The start of a new year ushers in a sense of optimism and renewal. We make promises for a new beginning and a new “us,” exhibiting a readiness to leave the past behind with all its ups and downs.
But as the days of the new year turn into weeks, those feelings begin to wane. We become a bit sluggish, and soon it becomes clear to some of us that promises we made to ourselves are unachievable and merely wishful thinking.
But it doesn’t always have to be that way.
Indeed, for those who resolved to achieve health and wellness, the UAE now offer ample opportunities to fulfil their plans for renewal.
This became abundantly clear to me as Abu Dhabi hosted its first wellness event, the Livehealthy Festival 2020, in late January.
Over two days, the Festival offered free talks, workshops and workout classes. Unlike other wellness events, a significant part of its programme was dedicated to debates and conversations on nutrition, the mind, the body, the environment, mindfulness, the community and productivity.
There is no reason anyone in the UAE today should feel lost for the chance to become better centred and healthier.
Commitment to lifestyle changes
The festival hosted health specialists and thought leaders on wellness and its many dimensions.
It provided a space for these experts to meet the public, where questions were asked and ideas were exchanged, and where people were inspired to rethink their ways and start 2020 with an explicit commitment to lifestyle changes (yes, those resolutions we have difficulty sticking to, or, in fact, were unable to come up with — ones that are “Specific, Measurable, Achievable, Relevant and Time bound,” or SMART).
UAE’s growing wellness scene
The festival was a microcosm of a much larger, growing wellness community in the UAE.
It was an indicator of an emerging wellness scene. And with any initiative, the festival’s success was dependent on a community ready to receive it. And it was.
More embracing of nature
Anybody who grew up in the UAE or who has spent a considerable time here would have witnessed the development of an economy catering to the well-being of residents.
Cities have become more pedestrian friendly, more cycle-friendly, more mindful of the environment, and more sustainable in design.
Today, health centres offer everything from yoga and tai chi, to cross fit and circuit training. The food and beverage industry has moved towards organic and vegan dishes.
You now find aisles of organic food, with shelves carrying diary and sugar-alternatives.
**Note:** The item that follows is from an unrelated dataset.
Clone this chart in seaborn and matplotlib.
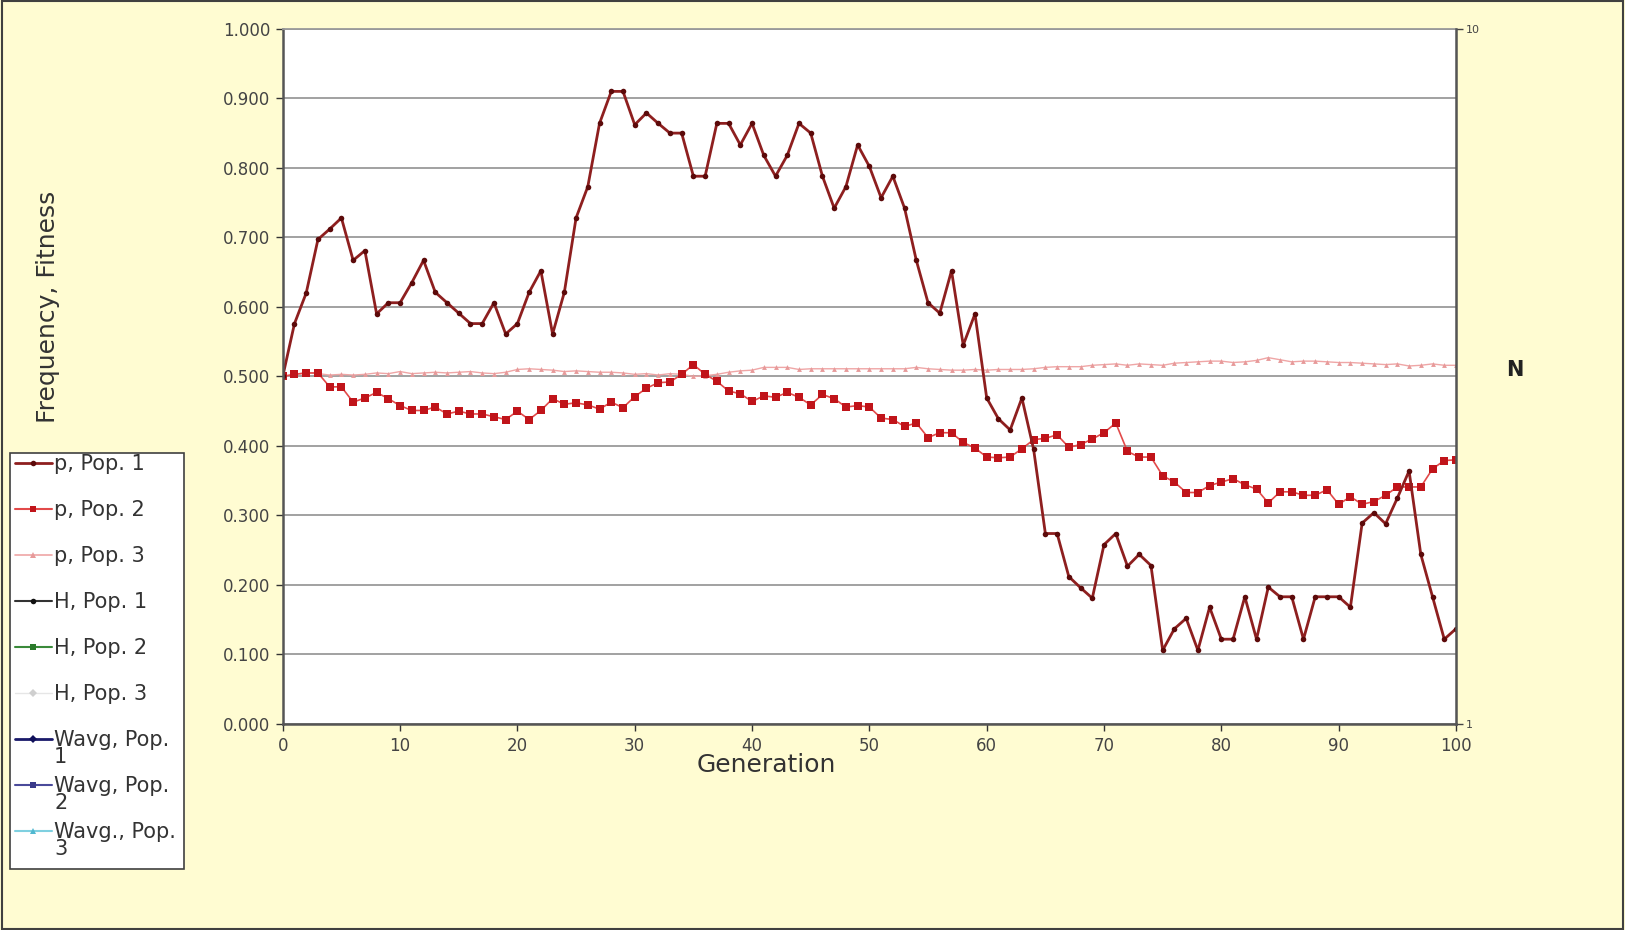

They cater to increasingly health-conscious consumers who scrutinise the provenance of food and make educated decisions when purchasing.
The infrastructure as a whole has evolved to adopt an ethos of wellness, with people insisting on healthier options.
More importantly, there have been behavioural shifts.
More and more people of all age groups are actively doing something about their lives — addressing growing stress levels, mental health issues, anxiety and depression, and tackling obesity and diabetes.
‘Promoting principles of public health’
One vital member of the wellness ecosystem, and which is at the heart of policymaking and regulation, are the health authorities, and specifically those involved in the preventive aspect of public health.
The Abu Dhabi Public Health Centre (ADPHC), officially launched last May and a key partner of the festival, was established to do that very thing.
Its remit is to “preserve the health and guarantee the safety of everybody in Abu Dhabi, by promoting the principles of public and preventive health.” Its role is also one of data collection and analysis, and developing programmes and activities on wellness and preventive health care.
There was a clear need and an appetite for these different stakeholders to come together at the festival, and start the new year on what could be the most important issue — one that has a cascading effect on everything else in the economy. Without aspiring to a solid healthy society, productivity will fall.
Bhutan shows the way
This leads me to the Kingdom of Bhutan, which, according to the Gross National Happiness Index, is one of the happiest countries on Earth.
Dasho Karma Ura, an expert behind the Gross National Happiness Index and a trailblazer in promoting happiness as a national indicator, flew in to speak at the festival.
He talked about the importance of looking towards the dynamics of a village for lessons in community building, problem solving, cohesiveness and wellness.
Unlike a city or a large urban community, a village has agility due its lack of structure, allowing it to be fluid and to adapt to challenges quickly.
Creating happier communities
Those of us who live in cities are probably citizens of more than one “village” — our family at home, our extended family and friends in the neighbourhood, and with our colleagues at work.
Lessons can be drawn from Ura’s village and the mechanisms and means by which the individual is allowed to thrive.
These in turn can be applied to a city, a corporation and the household.
City planners and developers can adopt many of these values into policies and designs aimed at ensuring and creating happier thriving communities.